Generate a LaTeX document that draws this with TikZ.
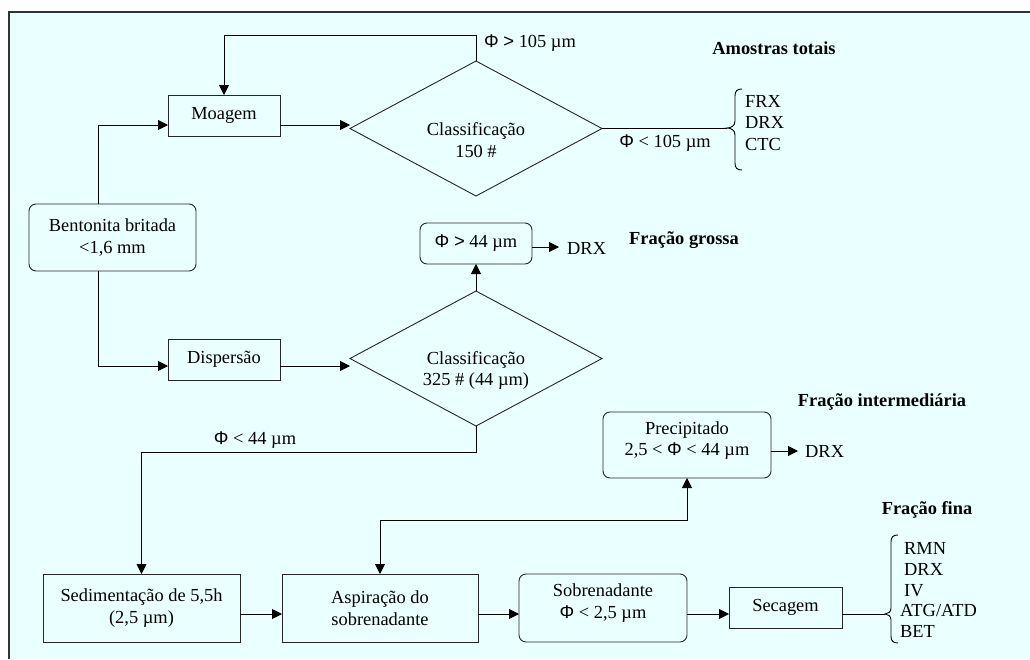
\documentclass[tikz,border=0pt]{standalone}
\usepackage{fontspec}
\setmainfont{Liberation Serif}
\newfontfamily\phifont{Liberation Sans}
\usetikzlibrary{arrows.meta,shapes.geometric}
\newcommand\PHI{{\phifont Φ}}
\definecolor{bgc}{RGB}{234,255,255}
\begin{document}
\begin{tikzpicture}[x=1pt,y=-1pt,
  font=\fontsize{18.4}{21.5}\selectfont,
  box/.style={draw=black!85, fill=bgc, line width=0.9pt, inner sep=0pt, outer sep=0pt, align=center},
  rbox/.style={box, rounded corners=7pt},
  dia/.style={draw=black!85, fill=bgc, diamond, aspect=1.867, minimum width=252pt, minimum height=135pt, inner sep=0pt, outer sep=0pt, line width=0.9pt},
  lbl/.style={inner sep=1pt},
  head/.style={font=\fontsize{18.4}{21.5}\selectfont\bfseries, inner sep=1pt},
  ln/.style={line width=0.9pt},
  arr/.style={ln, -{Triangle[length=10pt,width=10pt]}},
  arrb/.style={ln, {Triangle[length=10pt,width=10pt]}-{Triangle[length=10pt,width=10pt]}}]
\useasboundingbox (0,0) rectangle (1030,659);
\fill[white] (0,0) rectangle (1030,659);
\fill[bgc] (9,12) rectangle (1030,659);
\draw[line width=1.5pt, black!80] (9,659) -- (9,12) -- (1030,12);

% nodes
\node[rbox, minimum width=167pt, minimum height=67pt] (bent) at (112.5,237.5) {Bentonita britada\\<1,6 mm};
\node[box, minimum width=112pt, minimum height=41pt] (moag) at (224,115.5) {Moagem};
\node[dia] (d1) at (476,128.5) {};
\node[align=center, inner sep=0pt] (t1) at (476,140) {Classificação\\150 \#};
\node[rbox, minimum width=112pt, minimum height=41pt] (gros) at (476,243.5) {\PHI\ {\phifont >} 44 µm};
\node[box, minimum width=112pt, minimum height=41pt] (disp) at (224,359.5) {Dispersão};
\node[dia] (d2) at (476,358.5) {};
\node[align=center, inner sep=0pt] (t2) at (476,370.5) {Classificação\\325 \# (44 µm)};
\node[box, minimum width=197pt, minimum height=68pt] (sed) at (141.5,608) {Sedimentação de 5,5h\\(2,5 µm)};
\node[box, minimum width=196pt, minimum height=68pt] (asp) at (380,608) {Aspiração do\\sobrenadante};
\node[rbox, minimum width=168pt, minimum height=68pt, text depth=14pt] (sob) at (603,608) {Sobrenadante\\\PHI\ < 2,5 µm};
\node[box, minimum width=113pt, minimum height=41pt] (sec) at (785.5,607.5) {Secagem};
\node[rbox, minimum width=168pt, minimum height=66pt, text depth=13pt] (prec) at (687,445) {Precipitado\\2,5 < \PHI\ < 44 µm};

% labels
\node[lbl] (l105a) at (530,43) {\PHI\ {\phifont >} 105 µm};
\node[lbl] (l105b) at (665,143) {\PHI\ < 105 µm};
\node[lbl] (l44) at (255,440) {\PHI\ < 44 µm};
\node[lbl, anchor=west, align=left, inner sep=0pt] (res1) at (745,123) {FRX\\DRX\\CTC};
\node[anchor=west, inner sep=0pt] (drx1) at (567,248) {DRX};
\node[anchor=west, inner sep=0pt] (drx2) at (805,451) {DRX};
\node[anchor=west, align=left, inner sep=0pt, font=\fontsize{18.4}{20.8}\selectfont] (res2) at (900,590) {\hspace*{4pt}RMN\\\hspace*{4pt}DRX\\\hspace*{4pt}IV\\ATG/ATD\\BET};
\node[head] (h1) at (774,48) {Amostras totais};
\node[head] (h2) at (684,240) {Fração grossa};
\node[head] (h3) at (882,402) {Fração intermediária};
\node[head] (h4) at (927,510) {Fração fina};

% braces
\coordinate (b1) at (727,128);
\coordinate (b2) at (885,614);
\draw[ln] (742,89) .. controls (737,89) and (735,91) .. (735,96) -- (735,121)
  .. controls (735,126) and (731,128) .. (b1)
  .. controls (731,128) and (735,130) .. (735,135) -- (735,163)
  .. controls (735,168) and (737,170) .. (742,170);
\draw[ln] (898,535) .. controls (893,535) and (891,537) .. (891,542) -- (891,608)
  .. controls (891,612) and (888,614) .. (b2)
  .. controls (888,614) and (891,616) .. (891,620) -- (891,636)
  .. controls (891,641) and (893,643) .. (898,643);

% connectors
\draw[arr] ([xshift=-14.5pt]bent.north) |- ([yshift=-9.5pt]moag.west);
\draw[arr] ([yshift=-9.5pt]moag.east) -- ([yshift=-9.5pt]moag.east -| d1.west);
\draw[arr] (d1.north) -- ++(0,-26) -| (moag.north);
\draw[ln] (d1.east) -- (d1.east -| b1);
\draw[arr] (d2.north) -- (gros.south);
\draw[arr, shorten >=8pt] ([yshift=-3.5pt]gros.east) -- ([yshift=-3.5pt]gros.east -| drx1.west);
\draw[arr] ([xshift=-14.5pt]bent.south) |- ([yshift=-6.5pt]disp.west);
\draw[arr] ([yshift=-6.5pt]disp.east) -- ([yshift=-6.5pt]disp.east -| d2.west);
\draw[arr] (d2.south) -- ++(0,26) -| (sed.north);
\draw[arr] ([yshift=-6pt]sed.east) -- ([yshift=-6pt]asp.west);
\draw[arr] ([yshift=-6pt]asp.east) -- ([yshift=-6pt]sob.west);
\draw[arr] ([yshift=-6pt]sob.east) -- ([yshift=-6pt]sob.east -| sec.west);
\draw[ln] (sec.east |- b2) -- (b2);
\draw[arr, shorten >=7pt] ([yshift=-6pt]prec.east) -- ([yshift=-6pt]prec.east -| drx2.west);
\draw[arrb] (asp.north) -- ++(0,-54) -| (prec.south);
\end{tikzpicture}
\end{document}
---
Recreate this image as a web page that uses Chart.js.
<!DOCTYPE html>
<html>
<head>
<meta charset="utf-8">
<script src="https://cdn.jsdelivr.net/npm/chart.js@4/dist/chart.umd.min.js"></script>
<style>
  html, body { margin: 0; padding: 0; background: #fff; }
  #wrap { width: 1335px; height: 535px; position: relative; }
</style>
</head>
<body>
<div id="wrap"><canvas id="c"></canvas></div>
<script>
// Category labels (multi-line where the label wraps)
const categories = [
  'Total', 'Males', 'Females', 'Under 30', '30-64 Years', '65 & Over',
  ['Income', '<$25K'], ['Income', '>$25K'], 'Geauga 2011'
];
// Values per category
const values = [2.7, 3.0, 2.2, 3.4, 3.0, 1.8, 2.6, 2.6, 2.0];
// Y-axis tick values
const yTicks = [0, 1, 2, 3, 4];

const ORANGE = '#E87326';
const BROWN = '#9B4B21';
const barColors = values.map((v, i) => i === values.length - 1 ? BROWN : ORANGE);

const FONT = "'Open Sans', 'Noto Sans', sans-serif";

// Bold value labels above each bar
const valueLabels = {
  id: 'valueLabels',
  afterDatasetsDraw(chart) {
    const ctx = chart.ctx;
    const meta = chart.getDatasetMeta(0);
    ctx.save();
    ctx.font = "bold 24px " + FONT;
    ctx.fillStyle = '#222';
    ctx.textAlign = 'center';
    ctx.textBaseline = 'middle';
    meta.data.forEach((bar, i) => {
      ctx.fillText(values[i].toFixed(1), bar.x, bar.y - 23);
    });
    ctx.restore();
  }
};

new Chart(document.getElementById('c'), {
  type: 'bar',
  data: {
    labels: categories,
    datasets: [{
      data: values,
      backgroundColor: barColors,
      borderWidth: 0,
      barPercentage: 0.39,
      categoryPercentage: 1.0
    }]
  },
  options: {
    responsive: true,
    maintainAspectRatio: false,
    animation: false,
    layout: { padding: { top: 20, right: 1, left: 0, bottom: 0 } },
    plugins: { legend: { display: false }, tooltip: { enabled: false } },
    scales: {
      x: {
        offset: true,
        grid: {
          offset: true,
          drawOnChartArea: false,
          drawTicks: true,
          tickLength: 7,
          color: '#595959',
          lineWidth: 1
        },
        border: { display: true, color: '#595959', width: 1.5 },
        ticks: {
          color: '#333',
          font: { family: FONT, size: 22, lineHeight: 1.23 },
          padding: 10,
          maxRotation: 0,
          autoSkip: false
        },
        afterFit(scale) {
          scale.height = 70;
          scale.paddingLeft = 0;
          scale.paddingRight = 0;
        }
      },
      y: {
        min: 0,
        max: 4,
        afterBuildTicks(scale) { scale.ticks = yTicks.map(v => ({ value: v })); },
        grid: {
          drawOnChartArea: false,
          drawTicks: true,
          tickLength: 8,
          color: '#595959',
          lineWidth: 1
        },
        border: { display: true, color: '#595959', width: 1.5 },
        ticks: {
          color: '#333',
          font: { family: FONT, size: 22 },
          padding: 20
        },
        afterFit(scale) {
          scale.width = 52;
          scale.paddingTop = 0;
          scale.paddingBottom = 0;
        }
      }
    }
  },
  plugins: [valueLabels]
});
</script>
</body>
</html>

> **To do**
Your task is to repeat exactly the lines from the one that contains "Recreate this image" through the one that contains "const barColors = values.map((v, i)", with both end lines included.

> **Written solution**
Recreate this image as a web page that uses Chart.js.
<!DOCTYPE html>
<html>
<head>
<meta charset="utf-8">
<script src="https://cdn.jsdelivr.net/npm/chart.js@4/dist/chart.umd.min.js"></script>
<style>
  html, body { margin: 0; padding: 0; background: #fff; }
  #wrap { width: 1335px; height: 535px; position: relative; }
</style>
</head>
<body>
<div id="wrap"><canvas id="c"></canvas></div>
<script>
// Category labels (multi-line where the label wraps)
const categories = [
  'Total', 'Males', 'Females', 'Under 30', '30-64 Years', '65 & Over',
  ['Income', '<$25K'], ['Income', '>$25K'], 'Geauga 2011'
];
// Values per category
const values = [2.7, 3.0, 2.2, 3.4, 3.0, 1.8, 2.6, 2.6, 2.0];
// Y-axis tick values
const yTicks = [0, 1, 2, 3, 4];

const ORANGE = '#E87326';
const BROWN = '#9B4B21';
const barColors = values.map((v, i) => i === values.length - 1 ? BROWN : ORANGE);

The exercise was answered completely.